Il Premio Strega Poesia ha la sua dozzina
“In palio, come sempre, c’è il governo della lingua”, ha concluso divertito Andrea Cortellessa alla proclamazione della dozzina del Premio Strega Poesia, ossia la promessa di restare ai posteri grazie a un pugno di versi, a imperitura memoria. A confermare la fiducia riposta dall’accademico in un canone sempre più incerto, sono state le centosettanta opere presentate alla prima selezione del concorso giallo paglierino, giunto alla sua terza edizione. In occasione della Giornata Mondiale della Poesia, il comitato scientifico ne ha graziate dodici: Prisca Agustoni con “L’animale estremo” (Interno Poesia); Elisa Biagini con “L’intravisto” (Einaudi); Marco Corsi con “Nel dopo” (Guanda); Maurizio Cucchi con “La scatola onirica” (Mondadori); Claudio Damiani con “Rinascita” (Fazi); Roberto Deidier con “Quest’anno il lupo fissa negli occhi l’uomo” (Molesini); Alfonso Guida con “Diario di un autodidatta” (Guanda); Antonio Francesco Perozzi con “on land” (Prufrock); Giancarlo Pontiggia con “La materia del contendere” (Garzanti); Jonida Prifti con “Sorelle di confine” (Marco Saya); Marilena Renda con “Cinema Persefone” (Arcipelago Itaca); Tiziano Rossi con “Il brusìo” (Einaudi).

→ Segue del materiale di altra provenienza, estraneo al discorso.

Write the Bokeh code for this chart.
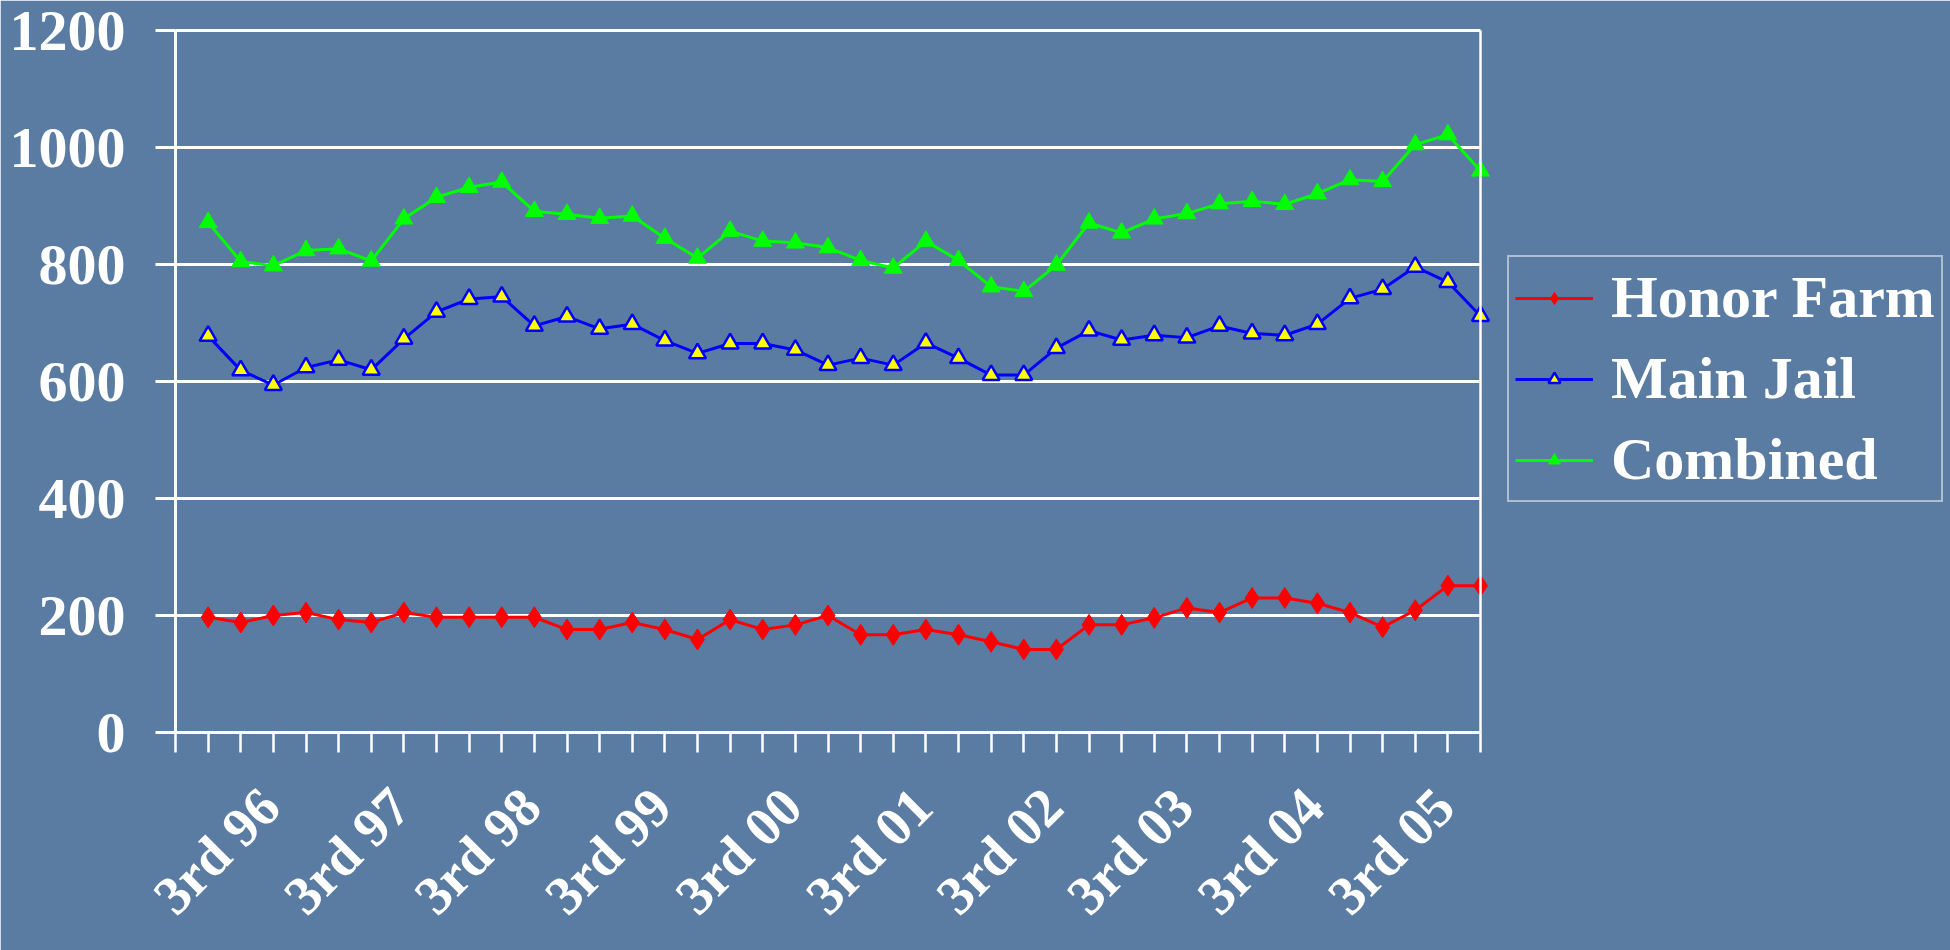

La loro prima uscita pubblica sarà martedì 8 aprile, nella Capitale, alla XVIII edizione di Ritratti di Poesia, dove i contendenti leggeranno sotto i riflettori azzurrini dell’Auditorium Conciliazione, introdotti da Stefano Petrocchi e Vincenzo Mascolo, direttore artistico della rassegna internazionale che accoglierà oltre quaranta intellettuali in una sola giornata.
La solita querelle
Se Ida Travi – parole sue – ha preferito appoggiare la decisione del suo editore, il Saggiatore, e per disapprovazione ha lasciato fuori i suoi empatici Tolki dall’alcolica contesa, Giorgiomaria Cornelio ha visto recapitare al suo, Tlon, la richiesta (dal comitato stesso) di presentare il suo ultimo saggio, “Fossili di rivolta. Immaginazione e rinascita” sebbene il regolamento ammettesse soltanto poesie. Che si tratti o meno di una svista, si spera lo tengano in caldo per la sezione saggistica appena inaugurata. Nella “faglia generazionale” messa a fuoco da Cortellessa, per non definirla esplicitamente frattura, non a caso mancano all’appello autori nati a ridosso degli anni Settanta che per quanto si siano distinti sul panorama editoriale, sono rimasti fuori dai giochi, come Andrea Longega con “Istà” e Italo Testa con “Se non sarò più mia”, entrambi editi da Samuele, che hanno fatto della lingua un rovello quotidiano, un setaccio stilistico contro qualsiasi manierismo. E senza tralasciare per il terzo anno consecutivo l’assenza di Interlinea nelle fasi finali del premio: “Trasparenza. Poesia e musica” di Maria Borio, raccolta manifesto della distanza virtuale imposta alle esperienze individuali e della conseguente spersonalizzazione del linguaggio, non è passata. A detta di Cortellessa è indiscutibile che sulle nuove voci troneggi “una pattuglia di maestri riconosciuti”, così Cucchi e Pontiggia, ma che dire di quelli finiti sugli spalti? Si pensi ai romano-centrici Ennio Cavalli con “Il silenzio è migliore di me” (La nave di Teseo), Giorgio Manacorda con “La grande orchestra” (Elliot) ed Elio Pecora con “Specchi nel labirinto” (Vallecchi).
Dulcis in fundo, sui social sono sbocciati gli ennesimi commenti svilenti che hanno paragonato la lettura augurale di Vivian Lamarque a una filastrocca per bambini, quando l’approccio pedagogico e lungimirante di volumi quale “Canti dell’inizio. Canti della fine” (Topipittori) di Bruno Tognolini e Silvia Vecchini, per citarne uno su tutti, meriterebbe talvolta di salire sul pulpito per ricondurre alla parola immaginifica anche i critici più schierati e non solo i lettori in erba, poiché se “io ti riconosco / dove finisco io cominci tu / e per un attimo io non finisco più”.